Yes, this is Anna Nichole Smith as Die Hard.
At
one point during hostage negotiations we're introduced to
the architect of the building who informs the police that
it's structure is impenetrable, in short "you're fucked".
It has been equipped with an advanced "laser" monitoring
system which allows security (or in this case the terrorists)
to pinpoint every human being in the skyscraper with a bird's
eye view of every room and colored dots separating civilians
from security guards. But despite the buildings impenetrability
there are numerous forty story plunges from folks crashing
through it's windows from the mere force of their body weight.
During
the whole "terrorist takeover" Carey is captured.
One of the super-hunk henchmen begins delivering one liners
and grappling paws,
"God was very good to you. You know, I usually prefer
to buy ladies a drink first, but excuse me if I just don't
have the time!" he laughs, ripping open Carey's jumpsuit.
Next we see her bent over a desk taking it up the ass (here's
one scene they didn't do in Die Hard). Fortunately , Carey's
tweaked skills as a chopper pilot and her, (what must be)
military background, come into play even during butt rape.
Finding a letter opener in the desk, she stabs her penetrater
in the thigh, shoots him in the groin, thus hurling him out
of a forty story window, yadda, yadda, yadda...

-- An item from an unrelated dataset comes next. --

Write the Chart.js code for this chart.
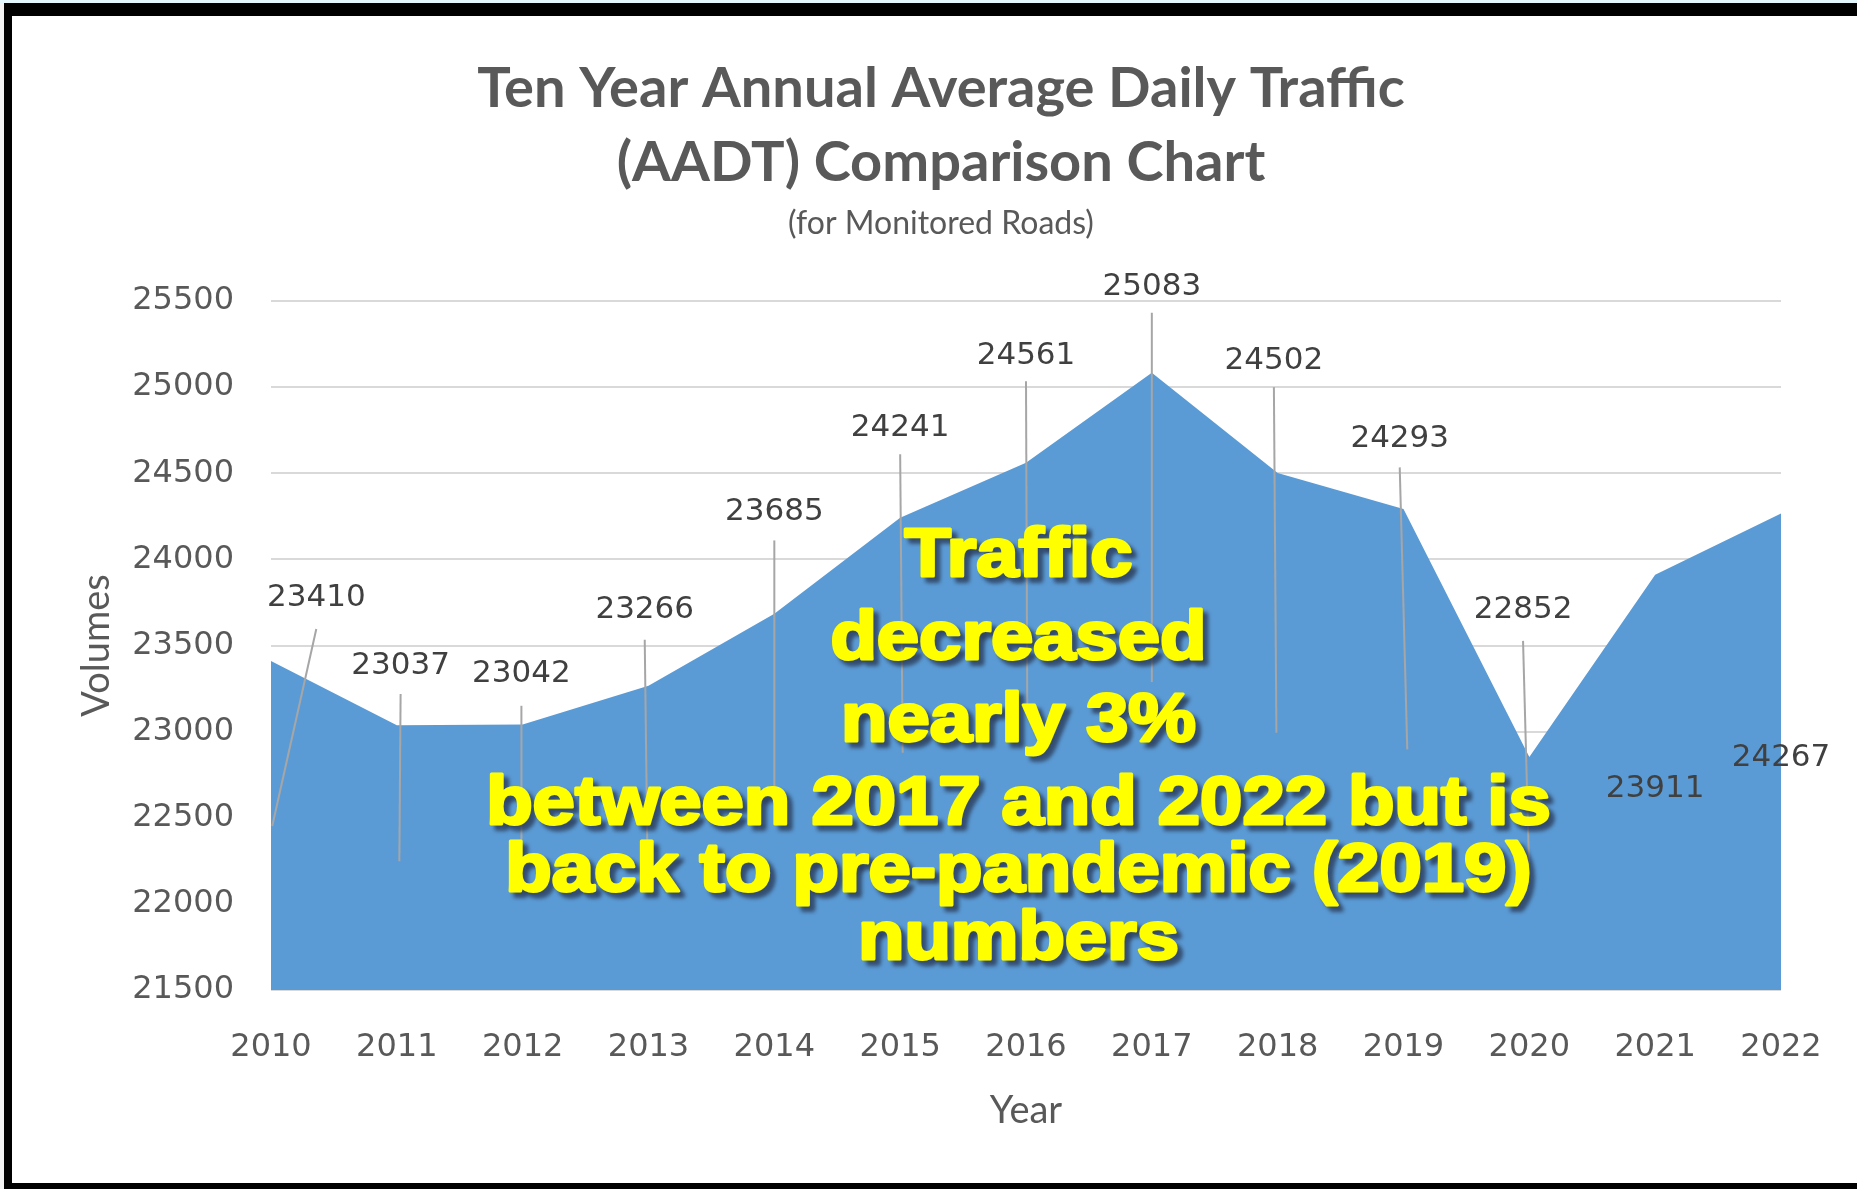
<!DOCTYPE html>
<html>
<head>
<meta charset="utf-8">
<script src="https://cdn.jsdelivr.net/npm/chart.js@4/dist/chart.umd.min.js"></script>
<style>
  html, body { margin: 0; padding: 0; background: #000; width: 1857px; height: 1189px; overflow: hidden; }
  .strip-top { position: absolute; left: 0; top: 0; width: 1857px; height: 3px; background: #e3f6fb; }
  .strip-left { position: absolute; left: 0; top: 3px; width: 4px; height: 1186px; background: #f2f2f2; }
  .panel { position: absolute; left: 12px; top: 16px; width: 1845px; height: 1167px; background: #fff; }
</style>
</head>
<body>
<div class="strip-top"></div>
<div class="strip-left"></div>
<div class="panel"><canvas id="aadtChart" width="1845" height="1167"></canvas></div>
<script>
// Data
const years = ["2010", "2011", "2012", "2013", "2014", "2015", "2016", "2017", "2018", "2019", "2020", "2021", "2022"];
const aadt = [23410, 23037, 23042, 23266, 23685, 24241, 24561, 25083, 24502, 24293, 22852, 23911, 24267];
const yTicks = [21500, 22000, 22500, 23000, 23500, 24000, 24500, 25000, 25500];

// Where Excel left the (moved) data labels, in axis units: category index / volume
const labelIdx = [0.36, 1.03, 1.99, 2.97, 4.0, 5.0, 6.0, 7.0, 7.97, 8.97, 9.95, 11.0, 12.0];
const labelVal = [23774, 23384, 23336, 23706, 24275, 24761, 25179, 25583, 25151, 24699, 23706, 22665, 22850];

// leader lines: [fromIdx, fromVal, toIdx, toVal], null where there is none
const leaders = [
  [0.36, 23596, 0.01, 22452],
  [1.03, 23219, 1.02, 22247],
  [1.99, 23150, 1.99, 22370],
  [2.97, 23534, 2.99, 22370],
  [4.0, 24110, 4.0, 22671],
  [5.0, 24610, 5.02, 22877],
  [6.0, 25034, 6.01, 23151],
  [7.0, 25432, 7.0, 23288],
  [7.97, 25000, 7.99, 22993],
  [8.97, 24534, 9.03, 22897],
  [9.95, 23527, 10.0, 22165],
  null,
  null,
];

// Callout text over the area
const noteLines = ["Traffic", "decreased", "nearly 3%", "between 2017 and 2022 but is", "back to pre-pandemic (2019)", "numbers"];
const noteVals = [24010, 23531, 23057, 22571, 22184, 21791];
const noteIdx = 5.94;

const labelPlugin = {
  id: "labelPlugin",
  afterDatasetsDraw(chart) {
    const ctx = chart.ctx;
    const xs = chart.scales.x;
    const ys = chart.scales.y;
    const px = (i) => xs.left + (xs.right - xs.left) * i / (years.length - 1);

    // leader lines
    ctx.save();
    ctx.strokeStyle = "#a6a6a6";
    ctx.lineWidth = 2;
    leaders.forEach((l) => {
      if (!l) return;
      ctx.beginPath();
      ctx.moveTo(px(l[0]), ys.getPixelForValue(l[1]));
      ctx.lineTo(px(l[2]), ys.getPixelForValue(l[3]));
      ctx.stroke();
    });
    ctx.restore();

    // data labels
    ctx.save();
    ctx.font = "31px 'DejaVu Sans'";
    ctx.fillStyle = "#404040";
    ctx.textAlign = "center";
    ctx.textBaseline = "middle";
    aadt.forEach((v, i) => {
      ctx.fillText(String(v), px(labelIdx[i]), ys.getPixelForValue(labelVal[i]));
    });
    ctx.restore();

    // yellow callout: shadow pass, then the text itself
    ctx.save();
    ctx.font = "bold 68px 'Liberation Sans'";
    const widest = Math.max(...noteLines.map((t) => ctx.measureText(t).width));
    const stretch = ((xs.right - xs.left) * 0.705) / widest;
    ctx.textAlign = "center";
    ctx.textBaseline = "middle";
    ctx.lineJoin = "round";
    ctx.lineWidth = 3;
    noteLines.forEach((t, i) => {
      const cx = px(noteIdx);
      const cy = ys.getPixelForValue(noteVals[i]);
      ctx.save();
      ctx.translate(cx + 5, cy + 5);
      ctx.scale(stretch, 1);
      ctx.filter = "blur(2px)";
      ctx.fillStyle = "rgba(35, 45, 70, 0.7)";
      ctx.strokeStyle = "rgba(35, 45, 70, 0.7)";
      ctx.strokeText(t, 0, 0);
      ctx.fillText(t, 0, 0);
      ctx.restore();
    });
    noteLines.forEach((t, i) => {
      const cx = px(noteIdx);
      const cy = ys.getPixelForValue(noteVals[i]);
      ctx.save();
      ctx.translate(cx, cy);
      ctx.scale(stretch, 1);
      ctx.fillStyle = "#ffff00";
      ctx.strokeStyle = "#ffff00";
      ctx.strokeText(t, 0, 0);
      ctx.fillText(t, 0, 0);
      ctx.restore();
    });
    ctx.restore();
  },
};

const ctx = document.getElementById("aadtChart").getContext("2d");
new Chart(ctx, {
  type: "line",
  data: {
    labels: years,
    datasets: [
      {
        label: "AADT",
        data: aadt,
        backgroundColor: "#5b9bd5",
        borderColor: "#5b9bd5",
        borderWidth: 0,
        pointRadius: 0,
        fill: "start",
        tension: 0,
      },
    ],
  },
  options: {
    responsive: false,
    animation: false,
    // left padding moves the title centre to where the original has it
    layout: { padding: { left: 89, right: 76, top: 0, bottom: 0 } },
    plugins: {
      legend: { display: false },
      tooltip: { enabled: false },
      title: {
        display: true,
        text: ["Ten Year Annual Average Daily Traffic", "(AADT) Comparison Chart"],
        color: "#595959",
        font: { family: "Lato", size: 56, weight: "bold", lineHeight: 74 / 56 },
        padding: { top: 36, bottom: 6 },
      },
      subtitle: {
        display: true,
        text: "(for Monitored Roads)",
        color: "#595959",
        font: { family: "Lato", size: 32, lineHeight: 36 / 32 },
        padding: { top: 0, bottom: 59 },
      },
    },
    scales: {
      x: {
        offset: false,
        grid: { display: false },
        border: { display: false },
        ticks: {
          color: "#595959",
          font: { family: "DejaVu Sans", size: 32 },
          padding: 30,
          maxRotation: 0,
          autoSkip: false,
        },
        title: {
          display: true,
          text: "Year",
          color: "#595959",
          font: { family: "Lato", size: 38 },
          padding: { top: 0, bottom: 49 },
        },
        afterFit: (scale) => {
          scale.height = 193;
        },
      },
      y: {
        min: yTicks[0],
        max: yTicks[yTicks.length - 1],
        afterBuildTicks: (scale) => {
          scale.ticks = yTicks.map((v) => ({ value: v }));
        },
        grid: { color: "#d9d9d9", lineWidth: 2, drawTicks: false },
        border: { display: false },
        ticks: {
          color: "#595959",
          font: { family: "DejaVu Sans", size: 32 },
          padding: 37,
          callback: (v) => String(v),
        },
        title: {
          display: true,
          text: "Volumes",
          color: "#595959",
          font: { family: "Lato", size: 38 },
          padding: { top: -27, bottom: 0 },
        },
        afterFit: (scale) => {
          scale.width = 170;
        },
      },
    },
  },
  plugins: [labelPlugin],
});
</script>
</body>
</html>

I think that Die Hard really missed out on the never fail
"terrorist butt fucking the hero" scene.
Carey saves the day in a lengthy karate fight with the evil
genius, Fairfax, where he is kicked out of a forty story window
bla, bla, bla...
Soon it is clear that she has reclaimed the building for the
police and has the entire situation under control. And
after rescuing Gordy from the mad man's evil clutches he finally
agrees to give her a baby. Hooray!
This is the first time that I've stood up and applauded to
a video rental. Carey, you've earned that baby, you go girl!